Another major issue that Acclivus members and our partners will continue to fight for is the development of economic opportunity for community residents.  With the exceptions of barber shops, beauty salons and faith-based institutions, the majority of businesses are owned by people who are not from the community.  In far too many communities, there are numerous buildings, land and housing that are vacant.  In some communities land and buildings have been vacant for more than 20 years.  These are clearly communities without an economic plan that will benefit the community residents.   Elected officials, business leaders and stakeholders should have a goal to create and maintain a strong, vibrant local economy that will benefit community residents.   The plan should include jobs and businesses owned by people who are indigenous to the community. 
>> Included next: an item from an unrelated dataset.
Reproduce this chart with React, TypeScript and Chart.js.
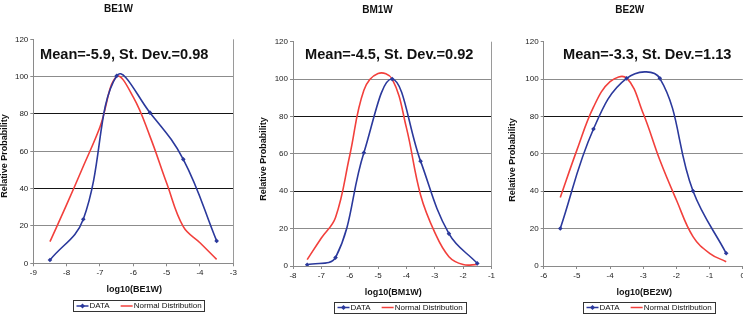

Instead what is occurring is our elected officials are looking to opportunists who are looking to come to the community with thoughts of profiting from the community without investing in the community.  Our communities need jobs and business opportunities both in the profit and nonprofit sector.   Since having the burden of a criminal record makes obtaining and maintaining stable employment difficult, there should be a special emphasis on business opportunities for former prisoners.   There needs to be a comprehensive project designed to train and support ex-prisoners in establishing and maintaining their own small businesses that will support them and their families.
The economic development plan should be able to support maintaining high quality education from community schools.  Schools that provide an inferior education are a precursor to a lifetime of troubles in the labor market for community residents. Housing including public housing should provide an attractive and safe dwelling for living for youth, adults, families and seniors.